Le mie.” Questo lo porterà a far alzare più di un sopracciglio ad avversari e addetti ai lavori, oltre che, nel giro di pochi anni, vederlo stritolato negli ingranaggi che muovono l’amore, il basket e l’altre stelle nella Grande Mela. Arriva a metà stagione nel 2004, quando chiuderà come miglior assistman dell’intera NBA (primo per assist totali, secondo per media a partita), contribuendo a portare i Knicks ai playoff grazie ad un record di 25 vinte e 22 perse dall’arrivo di Starbury. Da lì, tutto va a rotoli. 4-0 dai Nets di Kidd e soci al primo turno dei playoff, a cui seguono quattro annate in cui la casella delle W dei Knicks recita 33-23-33-23. Addirittura, nel suo ultimo anno a New York, scende sul parquet solo 24 volte, per finire in inactive list a metà gennaio e non toccare più il parquet. A fine stagione saltano teste illustri: Isiah Thomas come executive e coach, e Stephon Marbury come giocatore che non rientra nei piani di Mike D’Antoni.

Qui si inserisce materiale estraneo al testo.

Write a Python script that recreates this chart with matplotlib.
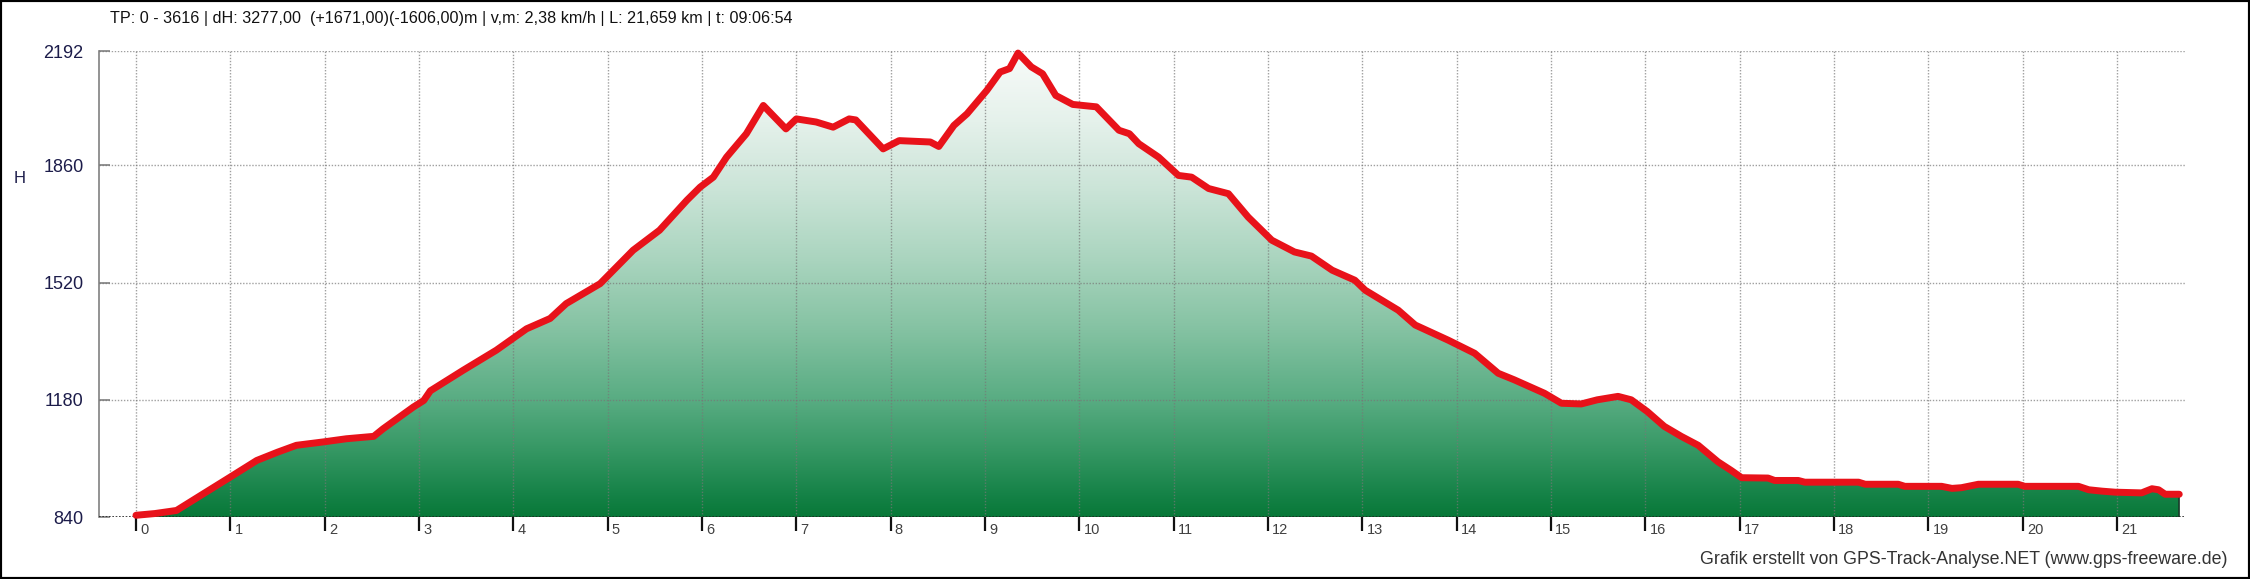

Passa oltre un anno senza mai scendere in campo, fino a quando, poco dopo il suo 32esimo compleanno, i Knicks lo tagliano, permettendogli di firmare coi Boston Celtics, dove ritrova il suo antico compagno Kevin Garnett e si unisce ad un team che vede altre due superstar del calibro di Paul Pierce e Ray Allen. Il suo ruolo, per la prima volta in carriera, è quello di guidare una second unit, e ovviamente la situazione gli piace meno di zero, ma un anno intero di inattività non lo mette nella posizione di dettare condizioni. In maglia Celtics, comunque, vincerà l’unica serie di playoff della sua carriera, il 4-3 con cui Boston elimina i Chicago Bulls, prima di soccombere con identico punteggio agli Orlando Magic di Dwight Howard. Il 17 maggio del 2009, al TD Banknorth Garden di Boston, i Magic vincono la partita decisiva con un secco 101-82, complice anche l’assenza di Garnett, infortunatosi in una delle ultime partite di regular season proprio contro i Magic. Marbury gioca 13 minuti, mette a segno 4 punti ma perde 3 palloni: lui non lo sa ancora, ma quella sarà la sua ultima partita in NBA, prima di andare a ricostruire una carriera, ma prima ancora una persona, in Cina, dove vincerà 3 titoli in 8 stagioni e dove saprà, prima di ogni altra cosa, ritrovare la pace con sé stesso. Ma questa è un’altra storia, che meriterebbe di essere raccontata a parte. Quel giorno al Garden, però, in quella che sarà l’ultima partita di Marbury in NBA, Orlando schiera nella posizione di point guard titolare Rafer Alston, quel figlio di New York che nella Big Apple tutti conoscono come Skip to my Lou.

Epilogo.

Ho avuto un paio di And1, ci stavo benissimo, ci ho giocato finché non erano troppo consumate e ho dovuto buttarle via perché cominciavano a rompersi in più punti. Ho sempre voluto comprarmi un paio di Starbury, non ci sono mai riuscito. Ma non mi sono ancora arreso.